In 1996 two holy people visited an elder near Rocky Ridge where the Black Mesa outbreak occurred. They had been visiting and sharing messages for some time, & when Sarah Begay, the daughter of the elder came home one day, she saw the holy beings. All of the messages that had been shared were verified by Hataałiis (medicine practitioners). It became a situation because the family’s ancestral lands were claimed in a constructed “land-dispute” with the Hopi tribe. Albert Hale, then Navajo Nation president (who has recently passed due to COVID-19) even declared a “day of prayer.” Their message was prophecy. It spoke of the elders & times we live in now. There were conditions set & what they spoke has unfolded.

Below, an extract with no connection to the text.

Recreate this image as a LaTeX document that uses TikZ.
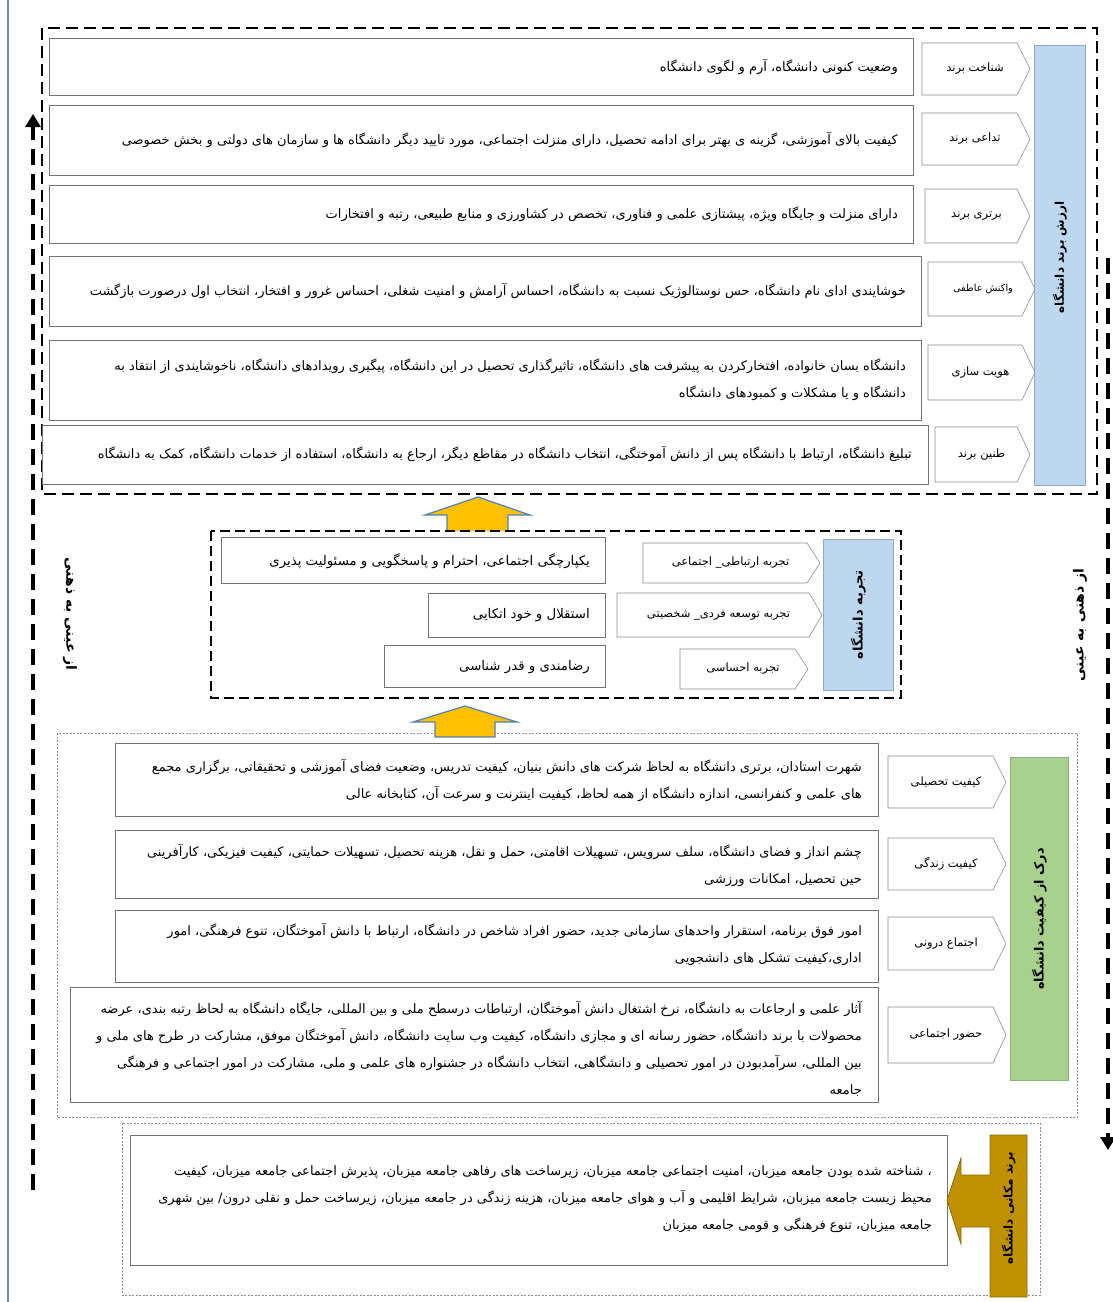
\documentclass[tikz,border=0pt]{standalone}
\usepackage{fontspec}
\usepackage{graphicx}
\newfontfamily\fa[Script=Arabic]{DejaVu Sans}
\TeXXeTstate=1
\usetikzlibrary{arrows.meta}
\newcommand{\rtltext}[1]{\beginR #1\endR}
\definecolor{bfill}{HTML}{BDD7EE}
\definecolor{bdraw}{HTML}{8EA9C1}
\definecolor{gfill}{HTML}{A9D18E}
\definecolor{gdraw}{HTML}{8FAF7A}
\definecolor{gold}{HTML}{BF9000}
\definecolor{golddraw}{HTML}{8C6A00}
\definecolor{yarrow}{HTML}{FFC000}
\definecolor{yarrowdraw}{HTML}{4F81BD}
\definecolor{pageline}{HTML}{6F8FB8}
\tikzset{
  descbox/.style={draw=black!55, line width=0.8pt, fill=white, anchor=north west, inner sep=0pt},
  pentline/.style={draw=black!45, line width=0.6pt, fill=white},
  bodytxt/.style={font=\fa\fontsize{13}{27}\selectfont, anchor=east, inner sep=0pt, align=right},
  lbl/.style={font=\fa\fontsize{11.5}{13}\selectfont, inner sep=0pt},
  vlbl/.style={font=\fa\bfseries\fontsize{12}{14}\selectfont, inner sep=0pt, rotate=90},
  bigdash/.style={line width=2.6pt, dash pattern=on 12pt off 6pt},
  middash/.style={line width=2pt, dash pattern=on 10pt off 5pt},
  dotbox/.style={draw=black!45, line width=0.6pt, dash pattern=on 2pt off 1.5pt},
  sidearrow/.style={line width=4pt, dash pattern=on 16pt off 9pt},
  blockarrow/.style={fill=yarrow, draw=yarrowdraw, line width=1.2pt},
}
\newcommand\pentbox[6]{%
  \draw[pentline] (#2,-#3) -- ({#4-13},-#3) -- (#4,{-(#3+#5)/2}) -- ({#4-13},-#5) -- (#2,-#5) -- cycle;
  \node[lbl] (#1) at ({(#2+#4)/2-1},{-(#3+#5)/2}) {#6};
}
\begin{document}
\begin{tikzpicture}[x=1pt,y=1pt]
\useasboundingbox (0,0) rectangle (1113,-1302);
\fill[white] (0,0) rectangle (1113,-1302);
% page line
\draw[pageline, line width=2pt] (8,0) -- (8,-1302);

% ===== top section =====
\draw[bigdash] (42,-28) rectangle (1097,-494);
\node[draw=bdraw, fill=bfill, line width=0.8pt, anchor=north west, minimum width=51pt, minimum height=440pt, inner sep=0pt] (vb) at (1034,-45) {};
\node[vlbl] (vbt) at ([yshift=8pt]vb.center) {\beginR ارزش برند دانشگاه\endR};

\node[descbox, minimum width=864pt, minimum height=57pt] (b1) at (49,-38) {};
\node[bodytxt] (t1) at (898,-67) {\beginR وضعیت کنونی دانشگاه، آرم و لگوی دانشگاه\endR};
\pentbox{p1}{922}{43}{1030}{95}{\beginR شناخت برند\endR}

\node[descbox, minimum width=864pt, minimum height=70pt] (b2) at (49,-105) {};
\node[bodytxt] (t2) at (898,-140) {\beginR کیفیت بالای آموزشی، گزینه ی بهتر برای ادامه تحصیل، دارای منزلت اجتماعی، مورد تایید دیگر دانشگاه ها و سازمان های دولتی و بخش خصوصی\endR};
\pentbox{p2}{922}{113}{1030}{165}{\beginR تداعی برند\endR}

\node[descbox, minimum width=864pt, minimum height=58pt] (b3) at (49,-185) {};
\node[bodytxt] (t3) at (898,-214) {\beginR دارای منزلت و جایگاه ویژه، پیشتازی علمی و فناوری، تخصص در کشاورزی و منابع طبیعی، رتبه و افتخارات\endR};
\pentbox{p3}{925}{189}{1030}{243}{\beginR برتری برند\endR}

\node[descbox, minimum width=872pt, minimum height=70pt] (b4) at (49,-256) {};
\node[bodytxt] (t4) at (906,-291) {\beginR خوشایندی ادای نام دانشگاه، حس نوستالوژیک نسبت به دانشگاه، احساس آرامش و امنیت شغلی، احساس غرور و افتخار، انتخاب اول درصورت بازگشت\endR};
\draw[pentline] (928,-262) -- (1022,-262) -- (1035,-289) -- (1022,-316) -- (928,-316) -- cycle;
\node[font=\fa\fontsize{9.7}{11}\selectfont, inner sep=0pt] (p4) at (983,-289) {\beginR واکنش عاطفی\endR};

\node[descbox, minimum width=872pt, minimum height=80pt] (b5) at (49,-340) {};
\node[bodytxt] (t5) at (906,-380) {\beginR دانشگاه بسان خانواده، افتخارکردن به پیشرفت های دانشگاه، تاثیرگذاری تحصیل در این دانشگاه، پیگیری رویدادهای دانشگاه، ناخوشایندی از انتقاد به\endR\\ \beginR دانشگاه و یا مشکلات و کمبودهای دانشگاه\endR};
\pentbox{p5}{928}{345}{1035}{400}{\beginR هویت سازی\endR}

\node[descbox, minimum width=886pt, minimum height=59pt] (b6) at (42,-425) {};
\node[bodytxt] (t6) at (912,-454) {\beginR تبلیغ دانشگاه، ارتباط با دانشگاه پس از دانش آموختگی، انتخاب دانشگاه در مقاطع دیگر، ارجاع به دانشگاه، استفاده از خدمات دانشگاه، کمک به دانشگاه\endR};
\pentbox{p6}{935}{427}{1030}{482}{\beginR طنین برند\endR}

% ===== block arrow 1 =====
\draw[blockarrow] (447,-531) -- (447,-515) -- (425,-515) -- (478,-497) -- (530,-515) -- (508,-515) -- (508,-531);

% ===== middle section =====
\draw[middash] (211,-531) rectangle (901,-698);
\node[draw=bdraw, fill=bfill, line width=0.8pt, anchor=north west, minimum width=70pt, minimum height=151pt, inner sep=0pt] (mb) at (823,-539) {};
\node[vlbl, font=\fa\bfseries\fontsize{13}{15}\selectfont] (mbt) at (mb.center) {\beginR تجربه دانشگاه\endR};

\pentbox{q1}{643}{543}{820}{583}{\beginR تجربه ارتباطی\_ اجتماعی\endR}
\node[descbox, minimum width=384pt, minimum height=46pt] (m1) at (221,-537) {};
\node[bodytxt, font=\fa\fontsize{13.3}{15}\selectfont] (mt1) at (590,-561) {\beginR یکپارچگی اجتماعی، احترام و پاسخگویی و مسئولیت پذیری\endR};

\pentbox{q2}{617}{593}{822}{637}{\beginR تجربه توسعه فردی\_ شخصیتی\endR}
\node[descbox, minimum width=177pt, minimum height=44pt] (m2) at (428,-593) {};
\node[bodytxt, font=\fa\fontsize{13.3}{15}\selectfont] (mt2) at (590,-615) {\beginR استقلال و خود اتکایی\endR};

\pentbox{q3}{680}{649}{808}{689}{\beginR تجربه احساسی\endR}
\node[descbox, minimum width=221pt, minimum height=42pt] (m3) at (384,-645) {};
\node[bodytxt, font=\fa\fontsize{13.3}{15}\selectfont] (mt3) at (590,-667) {\beginR رضامندی و قدر شناسی\endR};

% ===== lower section =====
\draw[dotbox] (57,-733) rectangle (1077,-1117);
% block arrow 2
\draw[blockarrow] (435,-737) -- (435,-722) -- (413,-722) -- (465,-706) -- (517,-722) -- (495,-722) -- (495,-737) -- cycle;

\node[draw=gdraw, fill=gfill, line width=0.8pt, anchor=north west, minimum width=58pt, minimum height=323pt, inner sep=0pt] (gb) at (1010,-757) {};
\node[vlbl, font=\fa\bfseries\fontsize{12.8}{15}\selectfont] (gbt) at (gb.center) {\beginR درک از کیفیت دانشگاه\endR};

\node[descbox, minimum width=763pt, minimum height=73pt] (l1) at (115,-743) {};
\node[bodytxt] (lt1) at (862,-780) {\beginR شهرت استادان، برتری دانشگاه به لحاظ شرکت های دانش بنیان، کیفیت تدریس، وضعیت فضای آموزشی و تحقیقاتی، برگزاری مجمع\endR\\ \beginR های علمی و کنفرانسی، اندازه دانشگاه از همه لحاظ، کیفیت اینترنت و سرعت آن، کتابخانه عالی\endR};
\pentbox{r1}{888}{756}{1006}{808}{\beginR کیفیت  تحصیلی\endR}

\node[descbox, minimum width=763pt, minimum height=68pt] (l2) at (115,-830) {};
\node[bodytxt] (lt2) at (862,-865) {\beginR چشم انداز و فضای دانشگاه، سلف سرویس، تسهیلات اقامتی، حمل و نقل، هزینه تحصیل، تسهیلات حمایتی، کیفیت فیزیکی، کارآفرینی\endR\\ \beginR حین تحصیل، امکانات ورزشی\endR};
\pentbox{r2}{888}{838}{1006}{890}{\beginR کیفیت زندگی\endR}

\node[descbox, minimum width=763pt, minimum height=72pt] (l3) at (115,-910) {};
\node[bodytxt] (lt3) at (862,-944) {\beginR امور فوق برنامه، استقرار واحدهای سازمانی جدید، حضور افراد شاخص در دانشگاه، ارتباط با دانش آموختگان، تنوع فرهنگی، امور\endR\\ \beginR اداری،کیفیت تشکل های دانشجویی\endR};
\pentbox{r3}{888}{917}{1006}{970}{\beginR اجتماع درونی\endR}

\node[descbox, minimum width=808pt, minimum height=115pt] (l4) at (70,-987) {};
\node[bodytxt] (lt4) at (862,-1049) {\beginR آثار علمی و ارجاعات به دانشگاه، نرخ اشتغال دانش آموختگان، ارتباطات درسطح ملی و بین المللی، جایگاه دانشگاه به لحاظ رتبه بندی، عرضه\endR\\ \beginR محصولات با برند دانشگاه، حضور رسانه ای و مجازی دانشگاه، کیفیت وب سایت دانشگاه، دانش آموختگان موفق، مشارکت در طرح های ملی و\endR\\ \beginR بین المللی، سرآمدبودن در امور تحصیلی و دانشگاهی، انتخاب دانشگاه در جشنواره های علمی و ملی، مشارکت در امور اجتماعی و فرهنگی\endR\\ \beginR جامعه\endR};
\pentbox{r4}{888}{1007}{1006}{1063}{\beginR حضور اجتماعی\endR}

% ===== bottom section =====
\draw[dotbox] (122,-1123) rectangle (1040,-1295);
\node[descbox, minimum width=817pt, minimum height=130pt] (bb) at (130,-1135) {};
\node[bodytxt] (bt) at (932,-1199) {\beginR ، شناخته شده بودن جامعه میزبان، امنیت اجتماعی جامعه میزبان، زیرساخت های رفاهی جامعه میزبان، پذیرش اجتماعی جامعه میزبان، کیفیت\endR\\ \beginR محیط زیست جامعه میزبان، شرایط اقلیمی و آب و هوای جامعه میزبان، هزینه زندگی در جامعه میزبان، زیرساخت حمل و نقلی درون/ بین شهری\endR\\ \beginR جامعه میزبان، تنوع فرهنگی و قومی جامعه میزبان\endR};
\draw[fill=gold, draw=golddraw, line width=0.8pt] (990,-1135) -- (1027,-1135) -- (1027,-1297) -- (990,-1297) -- (990,-1227) -- (961,-1227) -- (961,-1244) -- (947,-1200) -- (961,-1158) -- (961,-1175) -- (990,-1175) -- cycle;
\coordinate (gc) at (1008.5,-1208);
\node[vlbl] (gct) at (gc) {\beginR برند مکانی دانشگاه\endR};

% ===== side arrows =====
\coordinate (ls) at (33,-1190);
\coordinate (le) at (33,-114);
\draw[sidearrow, -{Triangle[width=15pt,length=13pt]}] (ls) -- (le);
\coordinate (rs) at (1108,-258);
\coordinate (re) at (1108,-1150);
\draw[sidearrow, -{Triangle[width=15pt,length=13pt]}] (rs) -- (re);
\node[font=\fa\bfseries\fontsize{14}{16}\selectfont, rotate=-90, inner sep=0pt] (ll) at (70,-614) {\beginR از عینی به ذهنی\endR};
\node[font=\fa\bfseries\fontsize{14}{16}\selectfont, rotate=90, inner sep=0pt] (rl) at (1080,-625) {\beginR از ذهنی به عینی\endR};
\end{tikzpicture}
\end{document}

The Diné Policy Institute Food Sovereignty Report also found prophecy in their study, “‘…it is said that the Holy People shared with the Diné people the teachings of how to plant, nurture, prepare, eat and store our sacred cultivated crops, such as corn. The importance of these teachings to our well-being was made clear in that the Holy People shared that we would be safe and healthy until the day that we forgot our seeds, our farms, and our agriculture. It was said that when we forgot these things, we would be afflicted by disease and hardship again, which is what some elders point to as the onset of diabetes, obesity and other ills facing Diné people today.’” 

In response to ongoing attempts to remove her from her land and confiscate her livestock, Roberta Blackgoat stated, “This land is a sacred land. The man’s law is not our law. Nature, food and the way we live is our law. The plans to disrupt and dig out sacred sites are against the Creator’s law. Our great ancestors are buried all over, they have become sand, they have become the mountains and their spiritual presence is still here to guide us… We resist in order to keep this sacred land in place. We are doing this for our children. ”

Pauline Whitesinger, a Diné matriarch in the resistance against forced relocation on Black Mesa once said, “Washington D.C., is the cause of a lot of hardship and disaster. It’s like a human virus with side effects.”

When I asked my father Jones Benally, a medicine practitioner, what he thought of this current crisis he said, “I’ve been telling you to prepare for this.” And he has, especially since another recent solar eclipse. He said, “The government won’t take care of us. They’re part of the reason nature is attacking.”

We have survived massacres and forced marches, we have endured reservations and boarding schools, we have faced forced sterilizations and national sacrifice zones. We have resisted attacks on Mother Earth as we have long held that the balance and harmony of creation is intrinsically tied to our wellbeing and the health of all living beings. Our immune systems are compromised due to colonial diets and ecocide. From abandoned uranium mines poisoning our lands and waters, to coal mining, fracking, oil pipelines, and desecration of our most sacred sites, we have become more susceptible to this and other diseases due to capitalism and colonialism.

Our prophecies warned of the consequences for violating Mother Earth. Our ways of being have guided us through the endings of worlds before. We listen now more than ever to our ancestors, the land, and our medicine carriers. In these times we care for each other more fiercely than ever. We are living the time of prophecy. The systems that precipitated this disharmony will not lead us through or out of it, they will only craft new chains and cages. As the sickness ravages our lands, we must ask ourselves, “will we continue to allow this empire to recuperate?”

I’ve grown up in a world of ruins. We have teachings and prophecies of the endings of cycles, but that’s always how it’s been here, in this world of harmony and disharmony and destruction. Diné teach this as Hózhóji and Anaaji.

An anti-colonial and anti-capitalist world already exists, but as my father says, “there aren’t two worlds, there is just one world with many paths.” Colonial and capitalist paths are linear by design. In this space between harmony and devastation, we listen to these cycles, we listen to the land, and we conspire. If the path of greed, domination, exploitation, and competition doesn’t accept that it’s reached its dead end, then it is up to us to make sure of it.